Just days after his release, police say he shot and killed Jobber-Miller.
There is little information surrounding his immigration history. His father told WINK News the family immigrated on a visa from Haiti when Wisner was 10 years old.
“40 percent of the undocumented aliens in the United States overstay their visa,” said Ulysses Jaen, a professor at Ave Maria School of Law who worked as an immigration attorney for more than a decade.
WINK News could not determine what type of visa Desmaret entered on, and whether or not he overstayed it.
The Department of Justice denied a freedom of information act request for a record of Desmaret’s proceedings with the Executive Office for Immigration Review, the agency that oversees deportation matters.
EOIR sent a letter stating privacy rules that would require a signature from Desmaret to release information.

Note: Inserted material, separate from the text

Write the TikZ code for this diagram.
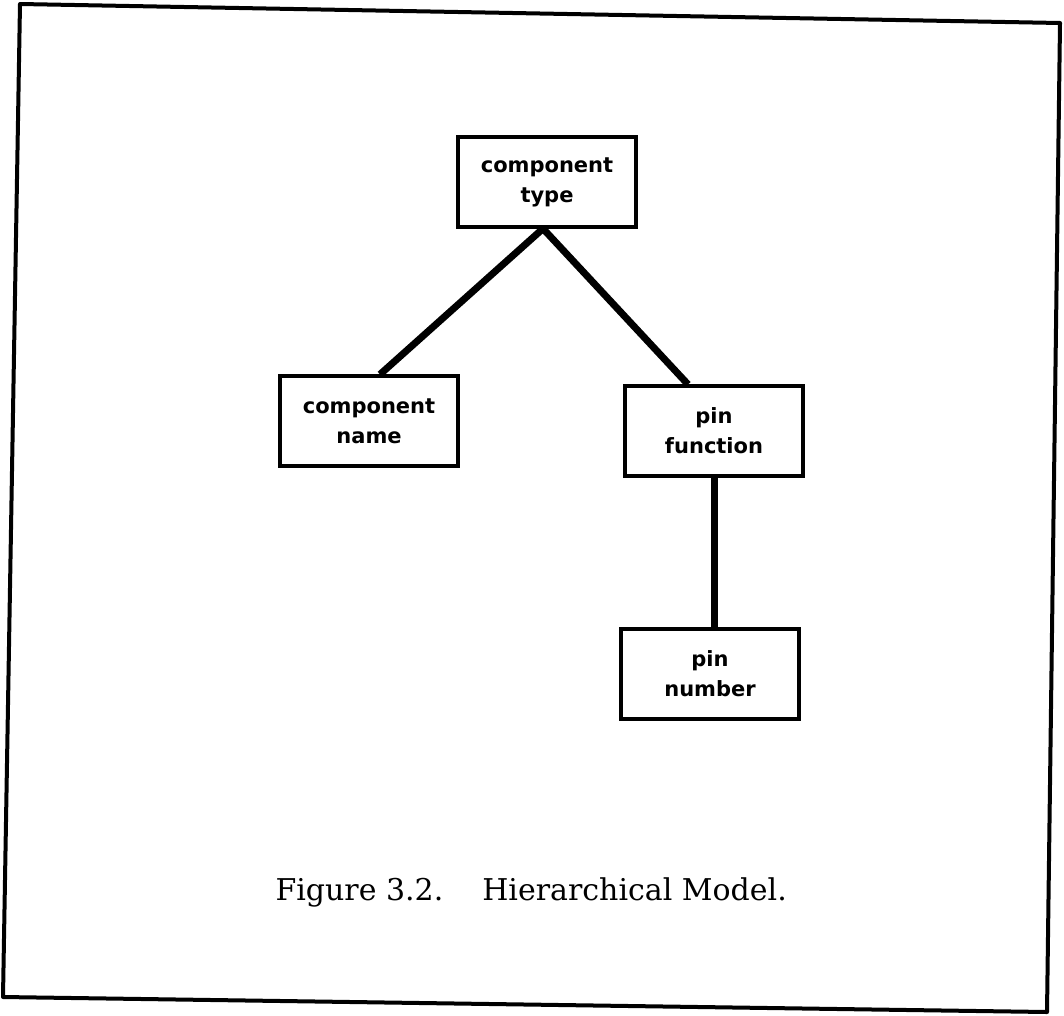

The letter stated in part: “As you did not provide proper authorization … EOIR only releases a redacted version of the final agency decision. In this case, EOIR has no responsive information as this matter is currently pending.”
Jaen said that EOIR does not like to release records that could potentially be used in a way that would set precedent, or affect the outcome of another pending immigration matter.
“You have an administrative process and it is run by the same people who are doing the prosecuting. They don’t want to make those records available because it would be against their best interest,” he said.
State records from both Glades and Lee County give insight into Desmaret’s interactions with ICE.
A booking report from Glades County showed that the sheriff’s office detained him in 2008 for ICE and then released him to Krome, the immigration detention processing facility in Miami.
Department of Justice data available online shows that 93 % of detainees processed through Krome that year were deported.
A court record from Lee County shows ICE issued a hold on Desmaret again in 2010, but there is no further information on whether he was picked up on that hold.
Jaen said there are several reasons a detainer hold may not result in deportation.
“Either ICE didn’t pick him up, or they didn’t feel it was worthy of processing or they didn’t have him on the priority list because his crime wasn’t high enough at that time,” he said, in speculation.
He also added that the deportation process is easier when there is a felony conviction.